◆ SOURCE MATERIAL
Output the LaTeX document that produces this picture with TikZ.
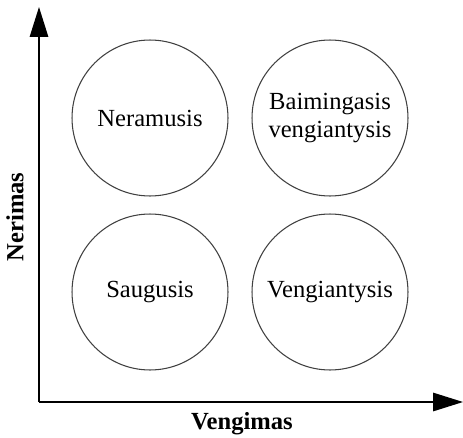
\documentclass[tikz,border=0pt]{standalone}
\usepackage{fontspec}
\setmainfont{Liberation Serif}
\usetikzlibrary{arrows.meta}

\begin{document}
\begin{tikzpicture}[x=0.02cm,y=0.02cm,
    zone/.style={circle,draw=black!75,line width=0.6pt,minimum size=3.12cm,
      inner sep=0pt,align=center,font=\fontsize{14}{16}\selectfont},
    axis/.style={line width=0.8pt,-{Triangle[length=0.6cm,width=0.37cm]}},
    axislabel/.style={font=\fontsize{14}{16}\selectfont\bfseries}]
    \useasboundingbox (0,0) rectangle (463,437);

    % axes
    \coordinate (O) at (39,35);
    \coordinate (ytop) at (39,430);
    \coordinate (xend) at (463,35);
    \draw[axis] (O) -- (ytop);
    \draw[axis] (O) -- (xend);
    \node[axislabel,rotate=90] (nerimas) at (15,220) {Nerimas};
    \node[axislabel] (vengimas) at (242,13) {Vengimas};

    % quadrants
    \node[zone] (neramusis) at (150,319) {Neramusis};
    \node[zone] (baimingasis) at (330,319) {Baimingasis\\vengiantysis};
    \node[zone] (saugusis) at (150,145) {Saugusis};
    \node[zone] (vengiantysis) at (330,145) {Vengiantysis};
\end{tikzpicture}
\end{document}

◆ WHAT TO DO
Write the material out again exactly as it appears, dropping the pictures.

◆ WRITTEN RESPONSE
Output the LaTeX document that produces this picture with TikZ.
\documentclass[tikz,border=0pt]{standalone}
\usepackage{fontspec}
\setmainfont{Liberation Serif}
\usetikzlibrary{arrows.meta}

\begin{document}
\begin{tikzpicture}[x=0.02cm,y=0.02cm,
    zone/.style={circle,draw=black!75,line width=0.6pt,minimum size=3.12cm,
      inner sep=0pt,align=center,font=\fontsize{14}{16}\selectfont},
    axis/.style={line width=0.8pt,-{Triangle[length=0.6cm,width=0.37cm]}},
    axislabel/.style={font=\fontsize{14}{16}\selectfont\bfseries}]
    \useasboundingbox (0,0) rectangle (463,437);

    % axes
    \coordinate (O) at (39,35);
    \coordinate (ytop) at (39,430);
    \coordinate (xend) at (463,35);
    \draw[axis] (O) -- (ytop);
    \draw[axis] (O) -- (xend);
    \node[axislabel,rotate=90] (nerimas) at (15,220) {Nerimas};
    \node[axislabel] (vengimas) at (242,13) {Vengimas};

    % quadrants
    \node[zone] (neramusis) at (150,319) {Neramusis};
    \node[zone] (baimingasis) at (330,319) {Baimingasis\\vengiantysis};
    \node[zone] (saugusis) at (150,145) {Saugusis};
    \node[zone] (vengiantysis) at (330,145) {Vengiantysis};
\end{tikzpicture}
\end{document}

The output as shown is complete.